While this prioritizes the United Kingdom’s legitimate challenges and strengths, it falls short on detail. The United Kingdom does not need to follow China’s industrial policy example of setting targets for the amount of servo motors produced domestically (or similar detailed goals), but should take into account its funding and adoption versus its European counterparts. New circumstances due to Brexit are likely to be disruptive to the manufacturing investment cycle in the short term, but could in the long run shift the economy to a phase of internal development due to the need to compete internationally on a bigger scale.

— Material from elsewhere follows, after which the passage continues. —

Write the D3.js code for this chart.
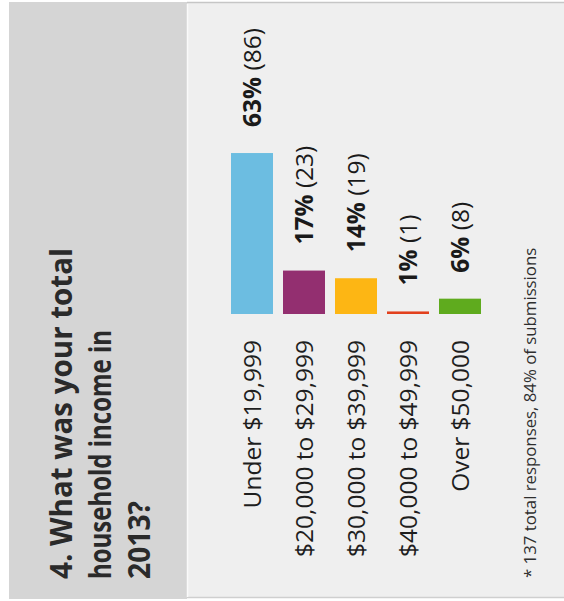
<!DOCTYPE html>
<html>
<head>
<meta charset="utf-8">
<script src="https://cdn.jsdelivr.net/npm/d3@7"></script>
<style>
  html, body { margin: 0; padding: 0; background: #ffffff; }
  svg { display: block; }
  text { font-family: "Open Sans", "Noto Sans", sans-serif; }
</style>
</head>
<body>
<svg id="chart" width="564" height="601"></svg>
<script>
// Survey answers: household income in 2013
const categories = ["Under $19,999", "$20,000 to $29,999", "$30,000 to $39,999", "$40,000 to $49,999", "Over $50,000"];
const percents = [63, 17, 14, 1, 6];
const counts = [86, 23, 19, 1, 8];
const colors = ["#6cbde1", "#932f70", "#fdb614", "#e2401d", "#5fab1e"];
const titleLines = ["4. What was your total", "household income in", "2013?"];
const footnote = "* 137 total responses, 84% of submissions";

const W = 564, H = 601;
const svg = d3.select("#chart");

// Page panels: grey title strip and light chart area
svg.append("rect").attr("x", 0).attr("y", 0).attr("width", W).attr("height", H).attr("fill", "#ffffff");
svg.append("rect").attr("x", 9).attr("y", 2).attr("width", 178).attr("height", 597).attr("fill", "#d5d5d5");
svg.append("rect").attr("x", 187).attr("y", 2).attr("width", W - 187).attr("height", 596).attr("fill", "#efefef");
svg.append("line").attr("x1", 187).attr("x2", W).attr("y1", 2.5).attr("y2", 2.5).attr("stroke", "#c6c6c6").attr("stroke-width", 1.5);
svg.append("line").attr("x1", 187).attr("x2", W).attr("y1", 597.5).attr("y2", 597.5).attr("stroke", "#cfcfcf").attr("stroke-width", 1.5);
svg.append("line").attr("x1", 187.5).attr("x2", 187.5).attr("y1", 4).attr("y2", 597).attr("stroke", "#fafafa").attr("stroke-width", 1.5);

// The whole layout is turned a quarter turn: inside this group, text reads
// left to right and bars grow to the right.
const g = svg.append("g").attr("transform", `translate(0,${H}) rotate(-90)`);

// Title
g.append("g").selectAll("text")
  .data(titleLines)
  .join("text")
  .attr("x", 22)
  .attr("y", (d, i) => 72 + i * 39)
  .attr("font-size", 31)
  .attr("font-weight", 700)
  .attr("fill", "#2a2a2a")
  .attr("textLength", (d, i) => [331, 249, 78][i])
  .attr("lengthAdjust", "spacingAndGlyphs")
  .text(d => d);

const rows = categories.map((c, i) => ({ cat: c, pct: percents[i], n: counts[i], color: colors[i] }));

const y = d3.scaleBand().domain(categories).range([226, 486]).paddingInner(0.1923).paddingOuter(0.0962);
const x = d3.scaleLinear().domain([0, 100]).range([287, 287 + 255.5]);

// Bars
g.append("g").selectAll("rect")
  .data(rows)
  .join("rect")
  .attr("x", x(0))
  .attr("y", d => y(d.cat))
  .attr("width", d => x(d.pct) - x(0))
  .attr("height", y.bandwidth())
  .attr("fill", d => d.color);

// Category labels
const axis = d3.axisLeft(y).tickSize(0).tickPadding(0);
const axisG = g.append("g").attr("transform", `translate(261,0)`).call(axis);
axisG.select(".domain").remove();
axisG.selectAll("text")
  .attr("font-size", 24.5)
  .attr("fill", "#1e1e1e")
  .attr("font-family", "'Open Sans', 'Noto Sans', sans-serif")
  .attr("dy", "0.36em");

// Value labels: bold percentage followed by the response count
const vl = g.append("g").selectAll("text")
  .data(rows)
  .join("text")
  .attr("x", d => x(d.pct) + 26)
  .attr("y", d => y(d.cat) + y.bandwidth() / 2)
  .attr("dy", "0.36em")
  .attr("font-size", 24.5)
  .attr("fill", "#1a1a1a");
vl.append("tspan").attr("font-weight", 700).text(d => d.pct + "%");
vl.append("tspan").text(d => " (" + d.n + ")");

// Footnote
g.append("text")
  .attr("x", 23)
  .attr("y", 536)
  .attr("font-size", 16.8)
  .attr("fill", "#2e2e2e")
  .text(footnote);
</script>
</body>
</html>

New suggestions about the setting up of a £100 billion (US$123 billion) national infrastructure fund would certainly help spur investment into capital equipment. Ultimately, however, it is likely that the United Kingdom will remain marginal for robot deployment. An oppurtunity is arising through labor constraints and advanced companies being able to fill the gaps, so while the United Kingdom may lag for industrial robots, it could be an early adopter for robots in nontraditional and service rolls.

In essence, a thriving research environment, a number of business champions and impressive startups, and an expectation of greater internal development all point to the United Kingdom improving its relative position in the robotics industry. Major industry players from Europe like ABB are already affecting change through funding startups like Automata and through distributors like Bots UK, while industrial robot providers like FANUC, Universal Robots, and MiR are noting sales growth.

To accelerate this process, companies should see leasing and RaaS as essential in lowering barriers to adoption and making the technology more accessible to small-to-medium enterprises. Meanwhile, government and business need to frame any industrial strategy discretely and granularly, comparing U.K. technology adoption to equivalent European economies like France, Italy, or Germany.